AİHM'nin zorunlu din dersi ile ilgili kararını da eleştiren Erdoğan, şunları söyledi:
"AİHM geçen haftalarda Türkiye aleyhine bir karar aldı. Zorunlu din kültürü ve ahlak bilgisi derslerinden öğrencilerin muaf sayılmasını temin edecek bir düzenleme. Bu karar yanlış bir karar. Batıda bunun uygulaması yok böyle bir şey olmaz. Dünyanın hiçbir yerinde zorunlu fizik, kimya, matematik dersinin tartışma konusu olduğunu göremezsiniz. Ne hikmetse zorunlu din kültürü ve ahlak bilgisi tartışma konusu olur. Eğer olsun mu olmasın mı diye tartışılacaksa uyuşturucu bağımlılığından, terörden, şiddetten neden şikayet ediliyor. Zorunlu din kültürü ve ahlak bilgisi dersini tartışmaya açarsanız tabii uyuşturucu gelir, şiddet gelir, ırkçılık gelir onun yerini doldurur. Biz manevi değerlerine bağlı bir nesilden söz ettiğimizde hem içeride hem dışarıdan sesler yükseliyor. Biz alkol ile ilgili Avrupa hatta Amerika'da olan düzenlemeleri getirdiğimizde hedef yapılıyoruz. Bizim içimiz yanıyor, dertliyiz. Öyle anne babalar gördük ki gerçekten perişan olmuşlar. Çocukları alkol bağımlısı, uyuşturucu bağımlısı olmuş biricik yavruları kopup gitmiş. Ocaklar sönmüş bu uğurda cinayetler işlenmiş. Özgürlük deyip buna kayıtsız mı kalacağız. Uyuşturucu baronlarının simsarların gençlerimizi ellerimizden almasına özgürlük deyip sessiz mi kalacağız. Kesinlikle hayır. En başta Türkiye Cumhuriyeti Anayasası bize bu mücadeleyi yapmak için kesin yetki veriyor. Anayasa ötesinde insan olmak, vicdanlı olmak bize böyle bir sorumluluk veriyor. Asla rehavet içinde olmayacağız. Türkiye'de yasadışı madde kullanım oranı ne kadar az olursa olsun tehlikenin büyümekte olduğunu görecek, işin başında tedbir alacağız. Ülke olarak büyürken gelişmiş ülkelerin yaşadığı acı tecrübeleri tekrar etmek zorunda değiliz. Maddi olarak zenginleşirken manevi olarak fakirleşen bir Türkiye özünden uzaklaşan bir Türkiye olur. Buna izin vermeyeceğiz."

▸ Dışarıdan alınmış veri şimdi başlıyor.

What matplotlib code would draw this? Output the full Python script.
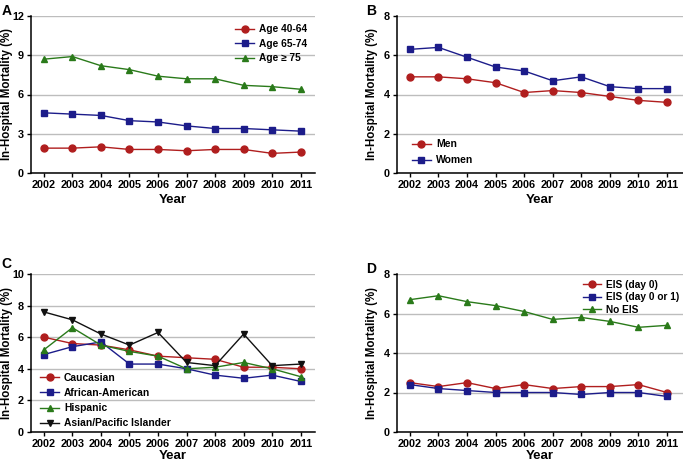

"'BENİM ÇOCUĞUM ASLA KULLANMAZ' DEMEYİN"
Konuşmasında ailelere de seslenen Erdoğan, "Bu mesele ile mücadele edilecektir ancak evde mücadele yoksa, ailede mücadele yoksa güvenlik birimlerinin tek başına mücadelesi yeterli olamaz. 'Benim çocuğum asla kullanmaz.' Gidin Amatem'lere bakın. Amatem'lerin önünde 'benim çocuğum asla kullanmaz' diyen anne babaları göreceksiniz. Okul ve eğitim bu meselede en önemli mücadele zemini. Sadece öğretmen gözetimi ile değil artık müfredatı da gözden geçirerek mücadeleyi ders kitaplarından başlatmak zorundayız. 12 yıldır bu konuda istediğimiz adımları atamadığımızı özeleştiri olarak söyleyebiliriz. Milli Eğitim müfredatımızı pozitif bilimleri en iyi şekilde aktarırken, çocukları şiddetten, zararlı maddelerden uzak tutacak şekilde ele alınmalıdır. Altyapıya ilişkin sorunlar çok büyük oranda çözüme kavuşmuşken artık içeriye yoğunlaşmak durumundayız. Çocuklarımıza bariyerlerin olmadığı bir zihin dünyasını açarken, onlara milli, ahlaki ve insani değerleri de aktarmak eğitimin temel amacı olmalı" diye konuştu.